Chart of the day, Microsoft edition  - JumpCrisscross
http://blogs.reuters.com/felix-salmon/2013/09/03/chart-of-the-day-microsoft-edition/?ftcamp=crm/email/201393/nbe/AlphavilleHongKong/product

======
brownbat
> the single factor determining Microsoft’s future: if the company can
> navigate the move from the desktop to mobile, it will succeed; if it can’t,
> it will fail.

Sounds fair, but the vultures have been circling a long time now. Here's one
of my favorites, from a former head warning of the dangers of open source:
[http://www.synthesist.net/writing/onleavingms.html](http://www.synthesist.net/writing/onleavingms.html)

Sure, he hits some good points, back in 2003. Then the poor, failing company
saw a decade of earnings most successful companies would kill for.

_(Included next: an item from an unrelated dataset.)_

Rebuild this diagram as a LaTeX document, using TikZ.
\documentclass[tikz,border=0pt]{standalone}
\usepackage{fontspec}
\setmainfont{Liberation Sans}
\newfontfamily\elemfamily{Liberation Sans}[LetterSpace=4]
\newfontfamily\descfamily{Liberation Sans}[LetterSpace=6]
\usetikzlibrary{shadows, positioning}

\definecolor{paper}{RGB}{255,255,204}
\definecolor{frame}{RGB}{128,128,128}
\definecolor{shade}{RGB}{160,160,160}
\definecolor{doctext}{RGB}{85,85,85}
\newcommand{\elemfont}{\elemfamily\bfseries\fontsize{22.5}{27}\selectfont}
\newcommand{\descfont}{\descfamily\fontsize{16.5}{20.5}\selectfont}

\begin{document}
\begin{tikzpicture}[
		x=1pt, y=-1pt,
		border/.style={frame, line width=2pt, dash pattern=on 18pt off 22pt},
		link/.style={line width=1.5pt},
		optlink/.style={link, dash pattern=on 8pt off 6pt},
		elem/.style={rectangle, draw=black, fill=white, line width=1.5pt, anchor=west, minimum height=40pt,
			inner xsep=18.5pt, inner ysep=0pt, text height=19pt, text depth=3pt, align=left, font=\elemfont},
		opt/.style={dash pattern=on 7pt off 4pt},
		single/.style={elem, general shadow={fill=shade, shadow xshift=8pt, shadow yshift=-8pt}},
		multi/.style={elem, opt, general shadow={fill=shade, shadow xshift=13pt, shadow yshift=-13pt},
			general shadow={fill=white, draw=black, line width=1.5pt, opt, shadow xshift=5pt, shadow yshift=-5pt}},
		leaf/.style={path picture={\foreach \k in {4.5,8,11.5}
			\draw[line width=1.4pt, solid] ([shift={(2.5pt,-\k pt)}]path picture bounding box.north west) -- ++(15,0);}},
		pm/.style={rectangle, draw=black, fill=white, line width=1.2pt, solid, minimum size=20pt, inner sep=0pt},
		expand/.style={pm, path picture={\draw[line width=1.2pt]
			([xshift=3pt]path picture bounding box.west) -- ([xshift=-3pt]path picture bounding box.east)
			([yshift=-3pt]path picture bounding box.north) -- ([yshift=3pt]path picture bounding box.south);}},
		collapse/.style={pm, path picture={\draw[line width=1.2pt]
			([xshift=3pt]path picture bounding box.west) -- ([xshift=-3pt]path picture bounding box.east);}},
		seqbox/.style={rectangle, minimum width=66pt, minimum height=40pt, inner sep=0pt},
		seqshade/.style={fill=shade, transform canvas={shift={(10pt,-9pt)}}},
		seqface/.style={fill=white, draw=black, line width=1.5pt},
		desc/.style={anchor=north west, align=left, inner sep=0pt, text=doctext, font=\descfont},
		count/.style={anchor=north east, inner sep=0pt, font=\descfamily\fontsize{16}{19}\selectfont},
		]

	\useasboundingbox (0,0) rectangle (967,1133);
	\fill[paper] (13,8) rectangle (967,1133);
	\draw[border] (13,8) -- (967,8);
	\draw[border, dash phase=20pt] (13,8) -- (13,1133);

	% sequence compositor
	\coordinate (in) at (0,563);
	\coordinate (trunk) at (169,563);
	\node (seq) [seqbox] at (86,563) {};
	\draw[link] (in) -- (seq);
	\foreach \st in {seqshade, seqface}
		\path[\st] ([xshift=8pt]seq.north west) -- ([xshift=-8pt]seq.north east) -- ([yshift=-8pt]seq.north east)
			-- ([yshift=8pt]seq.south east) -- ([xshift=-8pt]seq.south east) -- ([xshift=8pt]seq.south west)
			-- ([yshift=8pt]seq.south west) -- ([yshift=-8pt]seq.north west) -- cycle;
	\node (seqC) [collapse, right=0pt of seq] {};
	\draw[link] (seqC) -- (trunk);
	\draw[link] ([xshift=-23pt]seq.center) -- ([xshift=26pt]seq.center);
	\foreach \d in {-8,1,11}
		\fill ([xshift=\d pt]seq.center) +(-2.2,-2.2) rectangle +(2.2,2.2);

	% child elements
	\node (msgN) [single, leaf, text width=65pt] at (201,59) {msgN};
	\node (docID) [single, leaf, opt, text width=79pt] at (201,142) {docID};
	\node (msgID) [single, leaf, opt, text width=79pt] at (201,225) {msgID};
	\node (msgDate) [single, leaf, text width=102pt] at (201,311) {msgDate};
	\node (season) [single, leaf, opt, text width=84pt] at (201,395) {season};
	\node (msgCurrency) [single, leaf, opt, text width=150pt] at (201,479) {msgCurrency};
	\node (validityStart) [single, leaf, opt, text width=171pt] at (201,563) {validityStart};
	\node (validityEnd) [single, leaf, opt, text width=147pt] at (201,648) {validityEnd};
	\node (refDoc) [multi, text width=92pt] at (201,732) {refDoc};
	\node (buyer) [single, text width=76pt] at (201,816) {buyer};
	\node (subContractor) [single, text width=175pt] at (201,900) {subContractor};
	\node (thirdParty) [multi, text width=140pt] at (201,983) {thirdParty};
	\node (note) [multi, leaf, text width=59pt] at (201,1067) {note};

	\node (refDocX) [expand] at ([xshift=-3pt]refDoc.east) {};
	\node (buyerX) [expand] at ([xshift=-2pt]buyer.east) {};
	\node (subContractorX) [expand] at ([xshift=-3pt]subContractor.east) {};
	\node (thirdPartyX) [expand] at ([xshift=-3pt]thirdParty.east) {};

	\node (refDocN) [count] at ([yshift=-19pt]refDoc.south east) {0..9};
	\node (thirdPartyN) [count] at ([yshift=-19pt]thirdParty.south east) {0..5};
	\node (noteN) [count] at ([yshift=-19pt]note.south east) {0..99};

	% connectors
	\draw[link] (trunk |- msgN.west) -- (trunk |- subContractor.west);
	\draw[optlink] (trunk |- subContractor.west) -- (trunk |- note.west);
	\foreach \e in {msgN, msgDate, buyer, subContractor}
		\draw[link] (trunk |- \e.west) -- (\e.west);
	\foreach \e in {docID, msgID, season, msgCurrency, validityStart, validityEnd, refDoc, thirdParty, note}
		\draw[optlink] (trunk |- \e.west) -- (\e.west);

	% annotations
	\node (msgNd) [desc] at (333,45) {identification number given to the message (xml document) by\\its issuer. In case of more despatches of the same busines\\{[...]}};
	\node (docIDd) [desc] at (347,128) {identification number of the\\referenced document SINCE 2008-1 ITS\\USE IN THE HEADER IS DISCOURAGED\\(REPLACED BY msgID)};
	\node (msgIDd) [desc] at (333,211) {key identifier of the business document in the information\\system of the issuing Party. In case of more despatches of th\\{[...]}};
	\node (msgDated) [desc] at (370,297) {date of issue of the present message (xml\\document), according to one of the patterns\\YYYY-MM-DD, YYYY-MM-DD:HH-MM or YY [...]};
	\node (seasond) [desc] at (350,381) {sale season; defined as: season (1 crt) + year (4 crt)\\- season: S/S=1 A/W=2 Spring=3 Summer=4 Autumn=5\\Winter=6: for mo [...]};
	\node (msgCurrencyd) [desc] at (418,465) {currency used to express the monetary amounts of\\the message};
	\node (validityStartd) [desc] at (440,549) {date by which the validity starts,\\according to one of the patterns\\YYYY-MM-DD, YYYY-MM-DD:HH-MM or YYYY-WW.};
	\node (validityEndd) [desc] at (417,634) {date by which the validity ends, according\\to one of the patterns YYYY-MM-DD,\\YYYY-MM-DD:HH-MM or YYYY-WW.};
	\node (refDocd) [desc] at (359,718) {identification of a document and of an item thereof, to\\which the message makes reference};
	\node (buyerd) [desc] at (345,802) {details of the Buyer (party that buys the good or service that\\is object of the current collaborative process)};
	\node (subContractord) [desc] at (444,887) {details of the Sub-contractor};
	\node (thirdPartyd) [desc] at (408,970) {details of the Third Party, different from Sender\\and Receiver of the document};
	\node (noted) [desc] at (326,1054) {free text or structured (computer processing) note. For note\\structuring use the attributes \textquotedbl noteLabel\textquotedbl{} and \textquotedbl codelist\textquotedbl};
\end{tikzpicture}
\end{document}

Counting up reasons a company will ultimately fail rarely reveals the day or
the hour.

IBM also saw some dark days. How many products did they base their entire
business around that have since become obsolete? Though I have only a loose
grip on what their core business is anymore, I have no doubt that they'll be
here next year. I'm more suspicious about the new restaurant down the street.

A new restaurant has to make brilliant decisions every week. Microsoft can
probably be stupid for thirty years. A certain amount of capital buys you a
hell of a lot of indulgences.